▸ **Exercise goal**
Leave out the pictures, and retype only the lines from the beginning of the material through the line that contains "var yTicks = [0, 5, 10, 15];", including both.

(Charts and diagrams as code)
####

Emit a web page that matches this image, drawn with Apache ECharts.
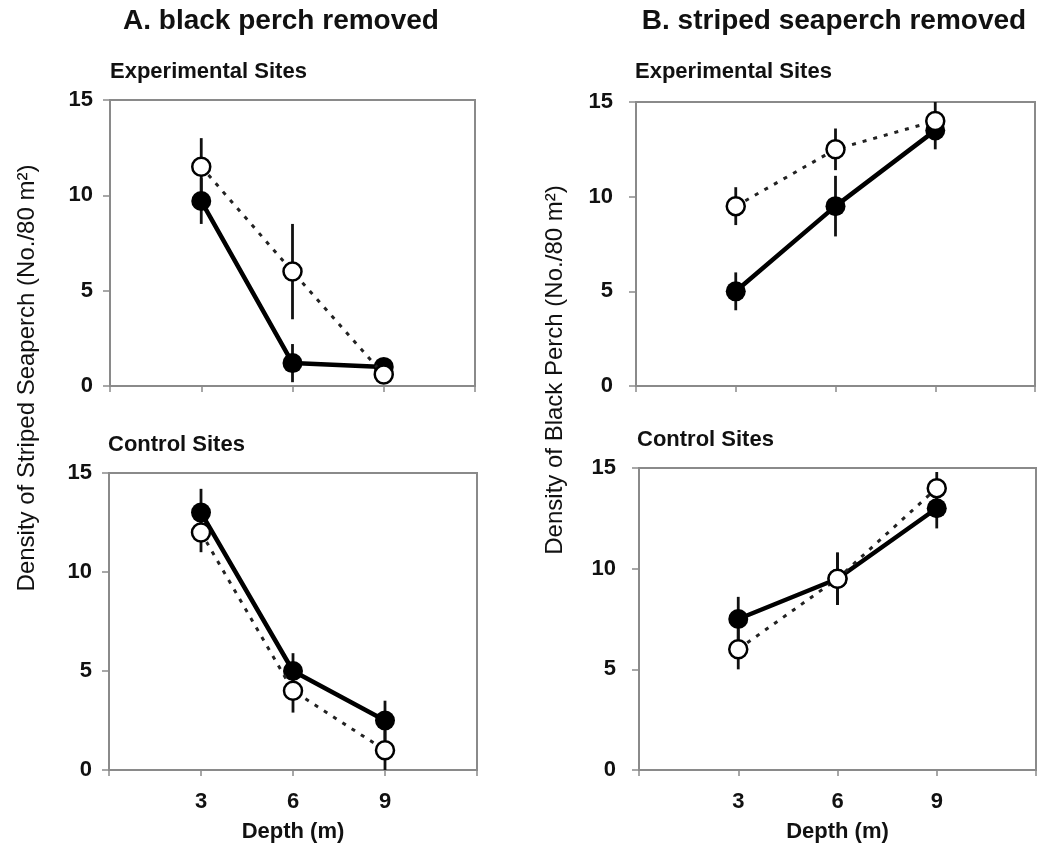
<!DOCTYPE html>
<html>
<head>
<meta charset="utf-8">
<script src="https://cdn.jsdelivr.net/npm/echarts@6/dist/echarts.min.js"></script>
<style>
html,body{margin:0;padding:0;background:#fff;}
#chart{width:1039px;height:846px;}
</style>
</head>
<body>
<div id="chart"></div>
<script>
// ---- data ----
var depths = [3, 6, 9];
var xTickLabels = ['3', '6', '9'];
var yTicks = [0, 5, 10, 15];

// Panel A: black perch removed (density of striped seaperch)
var aExpFilled   = [9.7, 1.2, 1.0];
var aExpFilledSE = [1.2, 1.0, 0.3];
var aExpOpen     = [11.5, 6.0, 0.6];
var aExpOpenSE   = [1.5, 2.5, 0.3];
var aCtlFilled   = [13.0, 5.0, 2.5];
var aCtlFilledSE = [1.2, 0.9, 1.0];
var aCtlOpen     = [12.0, 4.0, 1.0];
var aCtlOpenSE   = [1.0, 1.1, 1.0];

// Panel B: striped seaperch removed (density of black perch)
var bExpFilled   = [5.0, 9.5, 13.5];
var bExpFilledSE = [1.0, 1.6, 1.0];
var bExpOpen     = [9.5, 12.5, 14.0];
var bExpOpenSE   = [1.0, 1.1, 1.0];
var bCtlFilled   = [7.5, 9.5, 13.0];
var bCtlFilledSE = [1.1, 1.3, 1.0];
var bCtlOpen     = [6.0, 9.5, 14.0];
var bCtlOpenSE   = [1.0, 1.3, 0.8];

var FONT = '"Liberation Sans", Arial, sans-serif';
var GRAY = '#8a8a8a';

var chart = echarts.init(document.getElementById('chart'));

var grids = [
  {left: 110, top: 100, width: 365, height: 286},
  {left: 636, top: 102, width: 399, height: 284},
  {left: 109, top: 473, width: 368, height: 297},
  {left: 639, top: 468, width: 399, height: 302}
];
grids.forEach(function (g) {
  g.show = true; g.borderColor = GRAY; g.borderWidth = 2; g.backgroundColor = 'transparent';
});

function xAxisFor(i, showLabels) {
  return {
    type: 'value', gridIndex: i, min: 0, max: 12, interval: 3,
    axisLine: {show: true, lineStyle: {color: GRAY, width: 2}},
    axisTick: {show: true, length: 6, lineStyle: {color: GRAY, width: 1.5}},
    splitLine: {show: false},
    axisLabel: {
      show: showLabels, margin: 21,
      fontFamily: FONT, fontWeight: 'bold', fontSize: 22, color: '#111',
      formatter: function (v) { var k = depths.indexOf(v); return k >= 0 ? xTickLabels[k] : ''; }
    },
    name: showLabels ? 'Depth (m)' : '',
    nameLocation: 'middle', nameGap: 51,
    nameTextStyle: {fontFamily: FONT, fontWeight: 'bold', fontSize: 22, color: '#111'}
  };
}
function yAxisFor(i) {
  return {
    type: 'value', gridIndex: i, min: 0, max: 15, interval: 5,
    axisLine: {show: true, lineStyle: {color: GRAY, width: 2}},
    axisTick: {show: true, length: 7, lineStyle: {color: GRAY, width: 1.5}},
    splitLine: {show: false},
    axisLabel: {
      margin: (i % 2 === 0) ? 17 : 23, fontFamily: FONT, fontWeight: 'bold', fontSize: 22, color: '#111',
      formatter: function (v) { return yTicks.indexOf(v) >= 0 ? String(v) : ''; }
    }
  };
}

function pts(vals) { return depths.map(function (d, k) { return [d, vals[k]]; }); }
function errData(vals, se) { return depths.map(function (d, k) { return [d, vals[k] - se[k], vals[k] + se[k]]; }); }

function errSeries(i, vals, se) {
  return {
    type: 'custom', xAxisIndex: i, yAxisIndex: i, z: 2, silent: true,
    data: errData(vals, se),
    encode: {x: 0, y: [1, 2]},
    renderItem: function (params, api) {
      var p1 = api.coord([api.value(0), api.value(1)]);
      var p2 = api.coord([api.value(0), api.value(2)]);
      return {type: 'line', shape: {x1: p1[0], y1: p1[1], x2: p2[0], y2: p2[1]},
              style: {stroke: '#111', lineWidth: 2.8}};
    }
  };
}
function filledSeries(i, vals) {
  return {
    type: 'line', xAxisIndex: i, yAxisIndex: i, z: 3, data: pts(vals),
    symbol: 'circle', symbolSize: 20, showSymbol: true, animation: false,
    lineStyle: {color: '#000', width: 4.5},
    itemStyle: {color: '#000', borderColor: '#000', borderWidth: 0}
  };
}
function openSeries(i, vals) {
  return {
    type: 'line', xAxisIndex: i, yAxisIndex: i, z: 4, data: pts(vals),
    symbol: 'circle', symbolSize: 18, showSymbol: true, animation: false,
    lineStyle: {color: '#222', width: 3, type: [4, 7]},
    itemStyle: {color: '#fff', borderColor: '#000', borderWidth: 2.5}
  };
}

var panels = [
  [aExpFilled, aExpFilledSE, aExpOpen, aExpOpenSE],
  [bExpFilled, bExpFilledSE, bExpOpen, bExpOpenSE],
  [aCtlFilled, aCtlFilledSE, aCtlOpen, aCtlOpenSE],
  [bCtlFilled, bCtlFilledSE, bCtlOpen, bCtlOpenSE]
];
var series = [];
panels.forEach(function (p, i) {
  series.push(errSeries(i, p[0], p[1]));
  series.push(errSeries(i, p[2], p[3]));
  series.push(filledSeries(i, p[0]));
  series.push(openSeries(i, p[2]));
});

function txt(x, y, s, size, weight, align, rot) {
  return {
    type: 'text', x: x, y: y, rotation: rot || 0,
    style: {text: s, fontFamily: FONT, fontSize: size, fontWeight: weight,
            fill: '#111', align: align || 'left', verticalAlign: 'middle'}
  };
}

chart.setOption({
  animation: false,
  backgroundColor: '#fff',
  grid: grids,
  xAxis: [xAxisFor(0, false), xAxisFor(1, false), xAxisFor(2, true), xAxisFor(3, true)],
  yAxis: [yAxisFor(0), yAxisFor(1), yAxisFor(2), yAxisFor(3)],
  series: series,
  graphic: [
    txt(281, 21, 'A. black perch removed', 28, 'bold', 'center'),
    txt(834, 21, 'B. striped seaperch removed', 28, 'bold', 'center'),
    txt(110, 72, 'Experimental Sites', 22, 'bold'),
    txt(635, 72, 'Experimental Sites', 22, 'bold'),
    txt(108, 445, 'Control Sites', 22, 'bold'),
    txt(637, 440, 'Control Sites', 22, 'bold'),
    txt(27, 378, 'Density of Striped Seaperch (No./80 m\u00B2)', 24, 'normal', 'center', Math.PI / 2),
    txt(555, 370, 'Density of Black Perch (No./80 m\u00B2)', 24, 'normal', 'center', Math.PI / 2)
  ]
});
</script>
</body>
</html>
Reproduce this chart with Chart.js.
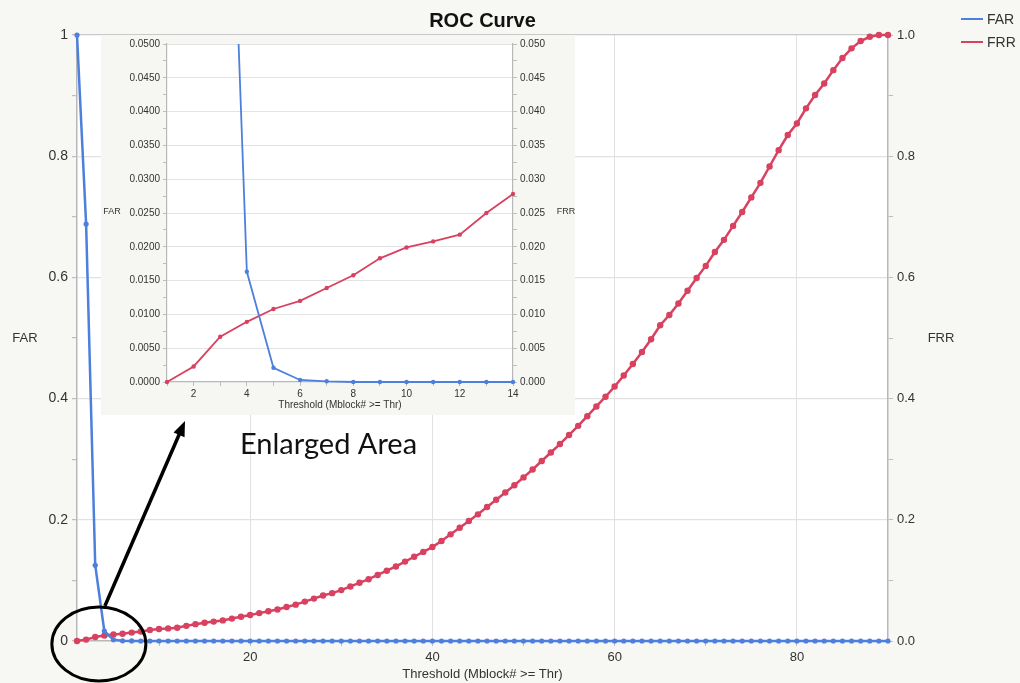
<!DOCTYPE html>
<html>
<head>
<meta charset="utf-8">
<script src="https://cdn.jsdelivr.net/npm/chart.js@4.4.0/dist/chart.umd.min.js"></script>
<style>
html,body{margin:0;padding:0;background:#f7f7f4;}
#wrap{position:relative;width:1020px;height:683px;overflow:hidden;background:#f7f7f4;}
#main{position:absolute;left:0;top:0;}
#insetBox{position:absolute;left:101px;top:35px;width:474px;height:380px;background:#f6f6f3;}
#inset{position:absolute;left:0;top:0;}
</style>
</head>
<body>
<div id="wrap">
  <canvas id="main" width="1020" height="683"></canvas>
  <div id="insetBox"><canvas id="inset" width="474" height="380"></canvas></div>
</div>
<script>
// ---------------- DATA ----------------
const thresholds = [1,2,3,4,5,6,7,8,9,10,11,12,13,14,15,16,17,18,19,20,21,22,23,24,25,26,27,28,29,30,
  31,32,33,34,35,36,37,38,39,40,41,42,43,44,45,46,47,48,49,50,51,52,53,54,55,56,57,58,59,60,
  61,62,63,64,65,66,67,68,69,70,71,72,73,74,75,76,77,78,79,80,81,82,83,84,85,86,87,88,89,90];

const farValues = [1.0,0.688,0.125,0.0163,0.0021,0.0003,0.0001,0,0,0,0,0,0,0,0,0,0,0,0,0,0,0,0,0,0,0,0,0,0,0,
  0,0,0,0,0,0,0,0,0,0,0,0,0,0,0,0,0,0,0,0,0,0,0,0,0,0,0,0,0,0,
  0,0,0,0,0,0,0,0,0,0,0,0,0,0,0,0,0,0,0,0,0,0,0,0,0,0,0,0,0,0];

const frrValues = [0,0.0023,0.0067,0.0089,0.0108,0.0120,0.0139,0.0158,0.0183,0.0199,0.0208,0.0218,0.0250,0.0278,0.030,
  0.032,0.034,0.037,0.040,0.043,0.046,0.049,0.052,0.056,0.060,0.065,0.070,0.075,0.079,0.084,
  0.090,0.096,0.102,0.109,0.116,0.123,0.131,0.139,0.147,0.155,0.165,0.176,0.187,0.198,0.209,
  0.221,0.233,0.245,0.257,0.270,0.283,0.297,0.311,0.325,0.340,0.355,0.371,0.387,0.403,0.420,
  0.438,0.457,0.477,0.498,0.521,0.538,0.557,0.578,0.599,0.619,0.642,0.662,0.685,0.708,0.732,
  0.756,0.783,0.810,0.835,0.854,0.879,0.901,0.920,0.942,0.962,0.978,0.990,0.997,1.0,1.0];

const seriesNames = ['FAR','FRR'];
const mainXTickValues = [10,20,30,40,50,60,70,80];
const mainXLabelValues = [20,40,60,80];
const mainYTickValues = [0,0.1,0.2,0.3,0.4,0.5,0.6,0.7,0.8,0.9,1];
const mainYLabelValues = [0,0.2,0.4,0.6,0.8,1];
const mainYLeftLabels = ['0','0.2','0.4','0.6','0.8','1'];
const mainYRightLabels = ['0.0','0.2','0.4','0.6','0.8','1.0'];

const insetCount = 14;
const insetXTickValues = [1,2,3,4,5,6,7,8,9,10,11,12,13,14];
const insetXLabelValues = [2,4,6,8,10,12,14];
const insetYTickValues = [0,0.0025,0.005,0.0075,0.01,0.0125,0.015,0.0175,0.02,0.0225,0.025,
  0.0275,0.03,0.0325,0.035,0.0375,0.04,0.0425,0.045,0.0475,0.05];
const insetYLabelValues = [0,0.005,0.01,0.015,0.02,0.025,0.03,0.035,0.04,0.045,0.05];

const chartTitle = 'ROC Curve';
const xAxisTitle = 'Threshold (Mblock# >= Thr)';
const annotationText = 'Enlarged Area';

// ---------------- STYLE ----------------
const BLUE = '#4d7fdc';
const RED = '#d8415f';
const FONT = "'Liberation Sans', Arial, sans-serif";
Chart.defaults.font.family = FONT;
Chart.defaults.color = '#333';
Chart.defaults.animation = false;

const near = (a, b) => Math.abs(a - b) < 1e-9;
const inList = (v, list) => list.some(x => near(x, v));
const labelFrom = (v, values, labels) => {
  const i = values.findIndex(x => near(x, v));
  return i >= 0 ? labels[i] : '';
};
const setTicks = list => scale => { scale.ticks = list.map(v => ({ value: v })); };
const pts = (xs, ys) => xs.map((x, i) => ({ x: x, y: ys[i] }));

// ---------------- MAIN CHART ----------------
const mainDecor = {
  id: 'mainDecor',
  beforeDraw(chart) {
    const { ctx, chartArea: a } = chart;
    ctx.save();
    ctx.fillStyle = '#ffffff';
    ctx.fillRect(a.left, a.top, a.right - a.left, a.bottom - a.top);
    ctx.restore();
  },
  afterDraw(chart) {
    const { ctx, chartArea: a, scales } = chart;
    const xs = scales.x, ys = scales.y;
    ctx.save();
    // title
    ctx.fillStyle = '#111';
    ctx.font = 'bold 20px ' + FONT;
    ctx.textAlign = 'center';
    ctx.textBaseline = 'middle';
    ctx.fillText(chartTitle, (a.left + a.right) / 2, 21);
    // axis titles
    ctx.fillStyle = '#333';
    ctx.font = '13px ' + FONT;
    ctx.fillText(seriesNames[0], 25, (a.top + a.bottom) / 2);
    ctx.fillText(seriesNames[1], 941, (a.top + a.bottom) / 2);
    ctx.fillText(xAxisTitle, (a.left + a.right) / 2, 674);
    // legend
    const colors = [BLUE, RED];
    ctx.font = '14px ' + FONT;
    ctx.textAlign = 'left';
    [19, 42].forEach((ly, i) => {
      ctx.strokeStyle = colors[i];
      ctx.lineWidth = 2;
      ctx.beginPath(); ctx.moveTo(961, ly); ctx.lineTo(983, ly); ctx.stroke();
      ctx.fillStyle = '#333';
      ctx.fillText(seriesNames[i], 987, ly + 1);
    });
    // ellipse around the enlarged region
    const cx = xs.getPixelForValue(3.4), cy = ys.getPixelForValue(0) + 3;
    ctx.strokeStyle = '#000';
    ctx.lineWidth = 3;
    ctx.beginPath();
    ctx.ellipse(cx, cy, 47, 37, 0, 0, Math.PI * 2);
    ctx.stroke();
    // arrow
    const x0 = cx + 6, y0 = cy - 38;
    const x1 = 185, y1 = 421;
    const ang = Math.atan2(y1 - y0, x1 - x0);
    const head = 15;
    ctx.lineWidth = 3.5;
    ctx.beginPath();
    ctx.moveTo(x0, y0);
    ctx.lineTo(x1 - Math.cos(ang) * head * 0.8, y1 - Math.sin(ang) * head * 0.8);
    ctx.stroke();
    ctx.fillStyle = '#000';
    ctx.beginPath();
    ctx.moveTo(x1, y1);
    ctx.lineTo(x1 - head * Math.cos(ang) + 6 * Math.sin(ang), y1 - head * Math.sin(ang) - 6 * Math.cos(ang));
    ctx.lineTo(x1 - head * Math.cos(ang) - 6 * Math.sin(ang), y1 - head * Math.sin(ang) + 6 * Math.cos(ang));
    ctx.closePath();
    ctx.fill();
    // annotation text
    ctx.fillStyle = '#111';
    ctx.font = '29px Lato, "Open Sans", sans-serif';
    ctx.textAlign = 'left';
    ctx.textBaseline = 'alphabetic';
    ctx.fillText(annotationText, 240, 454);
    ctx.restore();
  }
};

new Chart(document.getElementById('main'), {
  type: 'line',
  data: {
    datasets: [
      { label: seriesNames[0], data: pts(thresholds, farValues), yAxisID: 'y',
        borderColor: BLUE, backgroundColor: BLUE, pointBackgroundColor: BLUE,
        borderWidth: 2.5, pointRadius: 2.6, pointBorderWidth: 0, tension: 0, clip: 8 },
      { label: seriesNames[1], data: pts(thresholds, frrValues), yAxisID: 'y2',
        borderColor: RED, backgroundColor: RED, pointBackgroundColor: RED,
        borderWidth: 2.5, pointRadius: 3.2, pointBorderWidth: 0, tension: 0, clip: 8 }
    ]
  },
  options: {
    responsive: false,
    events: [],
    layout: { padding: { top: 35, left: 0, right: 0, bottom: 0 } },
    plugins: { legend: { display: false }, title: { display: false }, tooltip: { enabled: false } },
    scales: {
      x: {
        type: 'linear', min: 1, max: 90,
        afterBuildTicks: setTicks(mainXTickValues),
        afterFit: s => { s.height = 42; },
        ticks: { autoSkip: false, maxRotation: 0, padding: 4, font: { size: 13 }, color: '#333',
          callback: v => inList(v, mainXLabelValues) ? String(v) : '' },
        grid: { color: c => (c.tick && inList(c.tick.value, mainXLabelValues)) ? '#e1e1e1' : 'rgba(0,0,0,0)',
          tickColor: '#bdbdbd', tickLength: 5, lineWidth: 1 },
        border: { color: '#b8b8b8', width: 1.5 }
      },
      y: {
        position: 'left', min: 0, max: 1,
        afterBuildTicks: setTicks(mainYTickValues),
        afterFit: s => { s.width = 77; },
        ticks: { autoSkip: false, padding: 4, font: { size: 14 }, color: '#333',
          callback: v => labelFrom(v, mainYLabelValues, mainYLeftLabels) },
        grid: { color: c => {
            if (!c.tick) return 'rgba(0,0,0,0)';
            const v = c.tick.value;
            if (near(v, 1)) return '#c9c9c9';
            if (near(v, 0)) return 'rgba(0,0,0,0)';
            return inList(v, mainYLabelValues) ? '#e1e1e1' : 'rgba(0,0,0,0)';
          }, tickColor: '#bdbdbd', tickLength: 5, lineWidth: 1.2 },
        border: { color: '#b8b8b8', width: 1.5 }
      },
      y2: {
        position: 'right', min: 0, max: 1,
        afterBuildTicks: setTicks(mainYTickValues),
        afterFit: s => { s.width = 132; },
        ticks: { autoSkip: false, padding: 4, font: { size: 13 }, color: '#333',
          callback: v => labelFrom(v, mainYLabelValues, mainYRightLabels) },
        grid: { drawOnChartArea: false, tickColor: '#bdbdbd', tickLength: 5 },
        border: { color: '#b8b8b8', width: 1.5 }
      }
    }
  },
  plugins: [mainDecor]
});

// ---------------- INSET CHART ----------------
const insetDecor = {
  id: 'insetDecor',
  beforeDraw(chart) {
    const { ctx, chartArea: a } = chart;
    ctx.save();
    ctx.fillStyle = '#ffffff';
    ctx.fillRect(a.left, a.top, a.right - a.left, a.bottom - a.top);
    ctx.restore();
  },
  afterDraw(chart) {
    const { ctx, chartArea: a } = chart;
    ctx.save();
    ctx.fillStyle = '#333';
    ctx.textAlign = 'center';
    ctx.textBaseline = 'middle';
    ctx.font = '9px ' + FONT;
    ctx.fillText(seriesNames[0], 11, 177);
    ctx.fillText(seriesNames[1], 465, 177);
    ctx.font = '10px ' + FONT;
    ctx.fillText(xAxisTitle, (a.left + a.right) / 2, 370);
    ctx.restore();
  }
};

const insetX = thresholds.slice(0, insetCount);
new Chart(document.getElementById('inset'), {
  type: 'line',
  data: {
    datasets: [
      { label: seriesNames[0], data: pts(insetX, farValues.slice(0, insetCount)), yAxisID: 'y',
        borderColor: BLUE, backgroundColor: BLUE, pointBackgroundColor: BLUE,
        borderWidth: 1.8, pointRadius: 2.2, pointBorderWidth: 0, tension: 0,
        clip: { left: 4, right: 4, top: 0, bottom: 4 } },
      { label: seriesNames[1], data: pts(insetX, frrValues.slice(0, insetCount)), yAxisID: 'y2',
        borderColor: RED, backgroundColor: RED, pointBackgroundColor: RED,
        borderWidth: 1.8, pointRadius: 2.2, pointBorderWidth: 0, tension: 0,
        clip: { left: 4, right: 4, top: 0, bottom: 4 } }
    ]
  },
  options: {
    responsive: false,
    events: [],
    layout: { padding: { top: 5, left: 0, right: 0, bottom: 0 } },
    plugins: { legend: { display: false }, title: { display: false }, tooltip: { enabled: false } },
    scales: {
      x: {
        type: 'linear', min: 1, max: 14,
        afterBuildTicks: setTicks(insetXTickValues),
        afterFit: s => { s.height = 33; },
        ticks: { autoSkip: false, maxRotation: 0, padding: 2, font: { size: 10 }, color: '#333',
          callback: v => inList(v, insetXLabelValues) ? String(v) : '' },
        grid: { color: 'rgba(0,0,0,0)', tickColor: '#bdbdbd', tickLength: 4 },
        border: { color: '#b8b8b8', width: 1.2 }
      },
      y: {
        position: 'left', min: 0, max: 0.05,
        afterBuildTicks: setTicks(insetYTickValues),
        afterFit: s => { s.width = 66; },
        ticks: { autoSkip: false, padding: 3, font: { size: 10 }, color: '#333',
          callback: v => inList(v, insetYLabelValues) ? v.toFixed(4) : '' },
        grid: { color: c => {
            if (!c.tick) return 'rgba(0,0,0,0)';
            const v = c.tick.value;
            if (near(v, 0)) return 'rgba(0,0,0,0)';
            return inList(v, insetYLabelValues) ? '#e3e3e3' : 'rgba(0,0,0,0)';
          }, tickColor: '#bdbdbd', tickLength: 4, lineWidth: 1 },
        border: { color: '#b8b8b8', width: 1.2 }
      },
      y2: {
        position: 'right', min: 0, max: 0.05,
        afterBuildTicks: setTicks(insetYTickValues),
        afterFit: s => { s.width = 62; },
        ticks: { autoSkip: false, padding: 3, font: { size: 10 }, color: '#333',
          callback: v => inList(v, insetYLabelValues) ? v.toFixed(3) : '' },
        grid: { drawOnChartArea: false, tickColor: '#bdbdbd', tickLength: 4 },
        border: { color: '#b8b8b8', width: 1.2 }
      }
    }
  },
  plugins: [insetDecor]
});
</script>
</body>
</html>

####

▸ **Output for this exercise**
Emit a web page that matches this image, drawn with Apache ECharts.
<!DOCTYPE html>
<html>
<head>
<meta charset="utf-8">
<script src="https://cdn.jsdelivr.net/npm/echarts@6/dist/echarts.min.js"></script>
<style>
html,body{margin:0;padding:0;background:#fff;}
#chart{width:1039px;height:846px;}
</style>
</head>
<body>
<div id="chart"></div>
<script>
// ---- data ----
var depths = [3, 6, 9];
var xTickLabels = ['3', '6', '9'];
var yTicks = [0, 5, 10, 15];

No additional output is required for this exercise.